11. A catalyst-coated reinforced membrane comprising a reinforced membrane according to claim 1 and an electrocatalyst layer deposited on at least one side of the reinforced membrane.

12. A membrane electrode assembly comprising a reinforced membrane according to claim 1.

13. A membrane electrode assembly comprising a catalyst-coated reinforced membrane according to claim 11.

14. A fuel cell comprising a reinforced membrane according to claim 1.

15. A fuel cell comprising a catalyst-coated reinforced membrane according to claim 11.

16. A fuel cell comprising a membrane electrode assembly according to claim 12.

17. An electrolyser comprising a reinforced membrane according to claim 1.

18. An electrolyser comprising a catalyst-coated reinforced membrane according to claim 11.
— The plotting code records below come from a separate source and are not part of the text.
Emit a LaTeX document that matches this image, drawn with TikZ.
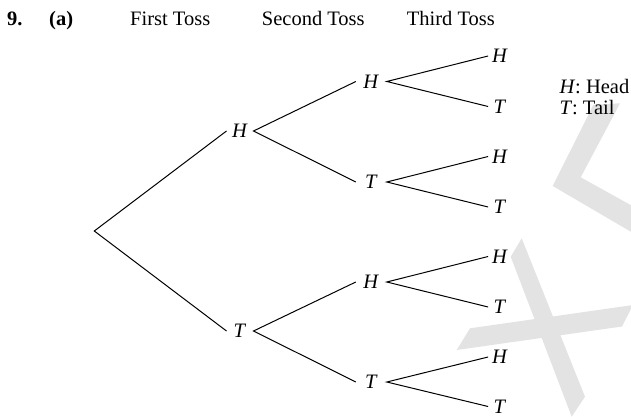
\documentclass[tikz,border=0pt]{standalone}
\usepackage{fontspec}
\setmainfont{Liberation Serif}
\begin{document}
\begin{tikzpicture}[x=1pt,y=-1pt,
  every node/.style={font=\fontsize{20.5}{24}\selectfont},
  wm/.style={fill=black!11, draw=none},
  branch/.style={line width=1pt, black},
  lab/.style={inner sep=0pt},
  lone/.style={lab, minimum width=26.6pt},
  ltwo/.style={lab, minimum width=30.6pt},
  lthree/.style={lab, minimum width=23.4pt},
  head/.style={anchor=base west, inner sep=0pt}]
\useasboundingbox (0,0) rectangle (631,417);
% watermark
\fill[wm] (510.7,256.7) -- (521.7,238.3) -- (585,396.7) -- (571.7,416.7) -- cycle;
\fill[wm] (456.7,350) -- (470,328.3) -- (633,305) -- (622,326.5) -- cycle;
\fill[wm] (593.3,105) -- (620,103.3) -- (580.7,177.3) -- (645,213) -- (645,240) -- (552.7,186) -- cycle;
% header
\node[head] (n9) at (7,26) {\textbf{9.}};
\node[head] (na) at (49,26) {\textbf{(a)}};
\node[head] (h1) at (130,26) {First Toss};
\node[head] (h2) at (261.7,26) {Second Toss};
\node[head] (h3) at (406.7,26) {Third Toss};
% legend
\node[head] (lgH) at (559.3,93.3) {\textit{H}: Head};
\node[head] (lgT) at (559.3,114) {\textit{T}: Tail};
% tree
\node[coordinate] (root) at (94.3,231) {};
\node[lone] (H) at (240,131) {\textit{H}};
\node[lone] (T) at (240,331) {\textit{T}};
\node[ltwo] (HH) at (371.3,81.5) {\textit{H}};
\node[ltwo] (HT) at (371.3,182) {\textit{T}};
\node[ltwo] (TH) at (371.3,282) {\textit{H}};
\node[ltwo] (TT) at (371.3,382) {\textit{T}};
\node[lthree] (HHH) at (500,56) {\textit{H}};
\node[lthree] (HHT) at (500,106.5) {\textit{T}};
\node[lthree] (HTH) at (500,156.5) {\textit{H}};
\node[lthree] (HTT) at (500,207) {\textit{T}};
\node[lthree] (THH) at (500,256.5) {\textit{H}};
\node[lthree] (THT) at (500,307) {\textit{T}};
\node[lthree] (TTH) at (500,357) {\textit{H}};
\node[lthree] (TTT) at (500,406.5) {\textit{T}};
\draw[branch] (H.west) -- (root) -- (T.west);
\draw[branch] (HH.west) -- (H.east) -- (HT.west);
\draw[branch] (TH.west) -- (T.east) -- (TT.west);
\draw[branch] (HHH.west) -- (HH.east) -- (HHT.west);
\draw[branch] (HTH.west) -- (HT.east) -- (HTT.west);
\draw[branch] (THH.west) -- (TH.east) -- (THT.west);
\draw[branch] (TTH.west) -- (TT.east) -- (TTT.west);
\end{tikzpicture}
\end{document}
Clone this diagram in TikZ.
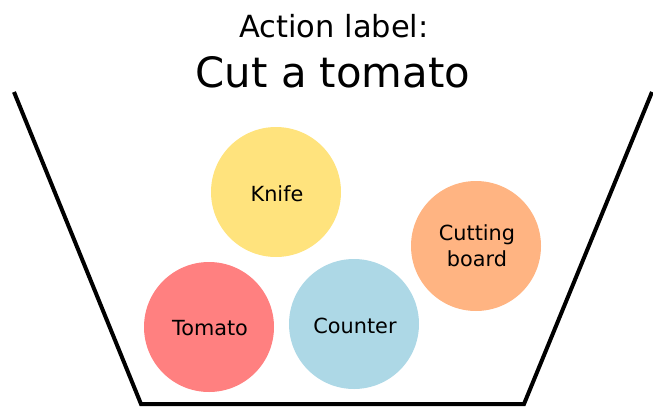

19. An electrolyser comprising a membrane electrode assembly according to claim 12.

20. A reinforced membrane according to claim 4, wherein the solid ion-conducting material is an anion-conducting polymer.

21. A reinforced membrane according to claim 20, wherein the anion-conducting polymer is a hydroxyl anion-conducting polymer.

22. A reinforced membrane according to claim 7, wherein the liquid ion-conducting material is an anion-conducting liquid.

23. A reinforced membrane according to claim 22, wherein the anion-conducting liquid is a hydroxyl anion-conducting liquid.

24. A fuel cell comprising a membrane electrode assembly according to claim 13.

25. An electrolyser comprising a membrane electrode assembly according to claim 13.